Maybe this is overly pedantic, but have you taken a look at the source code? I know from experience the TCP layer is very well commented, both in recording intent and referencing the RFCs.
I can highly recommend TCP/IP Illustrated, esp Volume 2, the Implementation (website). Its very good, and walks through the code line by line. From the description, "Combining 500 illustrations with 15,000 lines of real, working code...". The source code included is from the BSD kernel, but the stacks are extremely similar, and comparing the two is often instructive.

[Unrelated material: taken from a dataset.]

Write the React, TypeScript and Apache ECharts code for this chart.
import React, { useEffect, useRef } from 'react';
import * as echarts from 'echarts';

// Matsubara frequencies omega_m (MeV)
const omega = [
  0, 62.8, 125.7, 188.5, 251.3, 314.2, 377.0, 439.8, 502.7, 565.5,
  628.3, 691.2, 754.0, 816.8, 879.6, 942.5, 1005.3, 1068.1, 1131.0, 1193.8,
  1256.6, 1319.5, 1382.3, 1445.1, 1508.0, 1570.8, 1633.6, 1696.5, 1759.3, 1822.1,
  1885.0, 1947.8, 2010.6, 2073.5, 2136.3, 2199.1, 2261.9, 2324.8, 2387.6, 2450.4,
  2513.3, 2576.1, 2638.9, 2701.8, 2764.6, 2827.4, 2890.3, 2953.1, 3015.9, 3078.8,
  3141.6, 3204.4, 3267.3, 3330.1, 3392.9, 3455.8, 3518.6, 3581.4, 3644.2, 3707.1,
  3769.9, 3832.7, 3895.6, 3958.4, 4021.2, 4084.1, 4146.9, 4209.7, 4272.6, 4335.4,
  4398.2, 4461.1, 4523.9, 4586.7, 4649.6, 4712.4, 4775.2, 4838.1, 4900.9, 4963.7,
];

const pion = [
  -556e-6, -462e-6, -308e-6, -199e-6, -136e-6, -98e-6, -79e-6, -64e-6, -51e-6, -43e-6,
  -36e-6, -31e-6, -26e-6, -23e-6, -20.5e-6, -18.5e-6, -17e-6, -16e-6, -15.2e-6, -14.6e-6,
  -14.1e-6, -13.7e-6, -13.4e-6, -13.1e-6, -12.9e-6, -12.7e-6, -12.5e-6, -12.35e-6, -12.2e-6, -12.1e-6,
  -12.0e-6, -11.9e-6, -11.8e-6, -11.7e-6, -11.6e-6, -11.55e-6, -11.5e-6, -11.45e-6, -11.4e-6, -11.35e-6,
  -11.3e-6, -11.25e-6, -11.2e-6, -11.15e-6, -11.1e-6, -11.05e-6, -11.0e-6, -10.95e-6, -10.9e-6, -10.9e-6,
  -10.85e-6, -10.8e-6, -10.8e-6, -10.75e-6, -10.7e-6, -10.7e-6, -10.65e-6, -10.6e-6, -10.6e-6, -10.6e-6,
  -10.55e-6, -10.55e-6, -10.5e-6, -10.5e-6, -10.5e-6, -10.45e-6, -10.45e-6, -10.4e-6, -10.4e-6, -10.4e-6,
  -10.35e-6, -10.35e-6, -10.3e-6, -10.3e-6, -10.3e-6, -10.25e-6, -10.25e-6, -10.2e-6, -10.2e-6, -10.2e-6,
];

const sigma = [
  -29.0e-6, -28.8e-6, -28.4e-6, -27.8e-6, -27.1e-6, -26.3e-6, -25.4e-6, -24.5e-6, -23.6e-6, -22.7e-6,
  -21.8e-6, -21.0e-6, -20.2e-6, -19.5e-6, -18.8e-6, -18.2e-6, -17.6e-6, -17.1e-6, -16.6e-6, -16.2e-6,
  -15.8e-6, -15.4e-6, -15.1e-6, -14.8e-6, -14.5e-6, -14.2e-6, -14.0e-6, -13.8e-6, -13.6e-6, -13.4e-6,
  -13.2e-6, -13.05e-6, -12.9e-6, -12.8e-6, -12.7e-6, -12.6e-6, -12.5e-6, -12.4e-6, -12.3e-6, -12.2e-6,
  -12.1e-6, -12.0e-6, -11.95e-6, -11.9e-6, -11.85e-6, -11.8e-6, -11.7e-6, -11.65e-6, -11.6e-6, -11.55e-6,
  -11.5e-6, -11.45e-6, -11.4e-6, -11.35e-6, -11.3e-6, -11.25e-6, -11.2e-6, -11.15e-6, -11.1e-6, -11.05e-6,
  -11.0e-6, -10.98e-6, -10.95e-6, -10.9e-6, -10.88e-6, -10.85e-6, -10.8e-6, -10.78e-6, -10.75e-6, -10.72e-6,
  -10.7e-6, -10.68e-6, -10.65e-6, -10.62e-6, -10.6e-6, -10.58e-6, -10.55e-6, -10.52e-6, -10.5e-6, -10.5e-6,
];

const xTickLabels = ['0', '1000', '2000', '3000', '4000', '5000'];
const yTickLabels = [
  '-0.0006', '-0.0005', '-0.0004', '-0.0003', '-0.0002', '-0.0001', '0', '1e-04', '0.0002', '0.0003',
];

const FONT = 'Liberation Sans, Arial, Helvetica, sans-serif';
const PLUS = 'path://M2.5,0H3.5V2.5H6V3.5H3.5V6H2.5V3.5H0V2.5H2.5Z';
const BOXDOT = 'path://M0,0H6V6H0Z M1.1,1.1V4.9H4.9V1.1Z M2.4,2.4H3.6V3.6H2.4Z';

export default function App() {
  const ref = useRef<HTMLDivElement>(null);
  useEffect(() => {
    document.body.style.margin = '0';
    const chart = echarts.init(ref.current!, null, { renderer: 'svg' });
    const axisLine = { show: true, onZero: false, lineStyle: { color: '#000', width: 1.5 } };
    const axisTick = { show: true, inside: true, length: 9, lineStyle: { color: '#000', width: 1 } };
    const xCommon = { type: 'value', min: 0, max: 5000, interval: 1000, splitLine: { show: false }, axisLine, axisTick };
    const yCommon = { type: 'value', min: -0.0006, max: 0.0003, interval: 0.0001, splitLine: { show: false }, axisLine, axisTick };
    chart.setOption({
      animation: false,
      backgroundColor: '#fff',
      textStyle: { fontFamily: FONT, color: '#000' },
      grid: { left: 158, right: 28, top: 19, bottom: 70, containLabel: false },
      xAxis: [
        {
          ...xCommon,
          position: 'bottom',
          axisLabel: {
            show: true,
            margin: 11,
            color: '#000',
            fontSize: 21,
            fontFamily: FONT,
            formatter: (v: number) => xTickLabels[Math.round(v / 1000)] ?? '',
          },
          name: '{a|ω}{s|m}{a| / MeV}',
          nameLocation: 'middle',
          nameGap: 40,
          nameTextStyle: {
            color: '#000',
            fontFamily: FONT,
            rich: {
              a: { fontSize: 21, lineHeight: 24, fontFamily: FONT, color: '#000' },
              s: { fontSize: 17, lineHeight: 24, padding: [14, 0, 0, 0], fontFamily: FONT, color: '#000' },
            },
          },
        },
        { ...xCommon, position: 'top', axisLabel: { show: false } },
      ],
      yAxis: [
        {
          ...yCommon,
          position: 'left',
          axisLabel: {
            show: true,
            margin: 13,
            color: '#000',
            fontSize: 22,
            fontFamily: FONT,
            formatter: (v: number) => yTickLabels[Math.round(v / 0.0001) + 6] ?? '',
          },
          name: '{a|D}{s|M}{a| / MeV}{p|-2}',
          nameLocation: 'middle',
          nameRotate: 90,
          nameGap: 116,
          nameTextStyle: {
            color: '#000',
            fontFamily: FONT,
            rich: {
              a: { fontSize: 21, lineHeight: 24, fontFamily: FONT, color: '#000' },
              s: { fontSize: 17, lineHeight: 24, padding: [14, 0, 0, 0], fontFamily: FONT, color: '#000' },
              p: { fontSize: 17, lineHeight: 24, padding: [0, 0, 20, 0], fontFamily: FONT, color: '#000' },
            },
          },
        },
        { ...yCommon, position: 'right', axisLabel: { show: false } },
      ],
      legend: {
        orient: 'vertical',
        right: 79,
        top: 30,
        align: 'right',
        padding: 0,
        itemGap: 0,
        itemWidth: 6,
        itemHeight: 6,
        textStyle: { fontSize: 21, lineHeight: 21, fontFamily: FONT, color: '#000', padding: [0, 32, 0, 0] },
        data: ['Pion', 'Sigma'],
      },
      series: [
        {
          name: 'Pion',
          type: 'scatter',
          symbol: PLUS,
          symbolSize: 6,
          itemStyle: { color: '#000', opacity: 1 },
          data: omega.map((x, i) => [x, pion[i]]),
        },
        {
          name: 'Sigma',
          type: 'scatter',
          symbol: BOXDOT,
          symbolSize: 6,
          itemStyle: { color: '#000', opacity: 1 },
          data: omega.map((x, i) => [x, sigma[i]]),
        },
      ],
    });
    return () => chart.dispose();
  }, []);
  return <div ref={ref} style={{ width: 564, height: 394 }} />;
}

This question is old and probably not relevant to the original poster, but a nice trick I used lately which was helpful to me was to set the "mark" field of the sk_buf to some value and only "printk" if the value matches.
So for example, if you know where the top half IRQ handler (as the question suggests), then you can hard code some check (e.g. tcp port, source IP, source MAC address, well you get the point) and set the mark to some arbitrary value (e.g. skb->mark = 0x9999).
Then all the way up you only printk if the mark has the same value. As long as nobody else changes your mark (which as far as I could see is usually the case in typical settings) then you'll only see the packets you're interested in.
Since most interesting functions get the skb, it works for almost everything that could be interesting.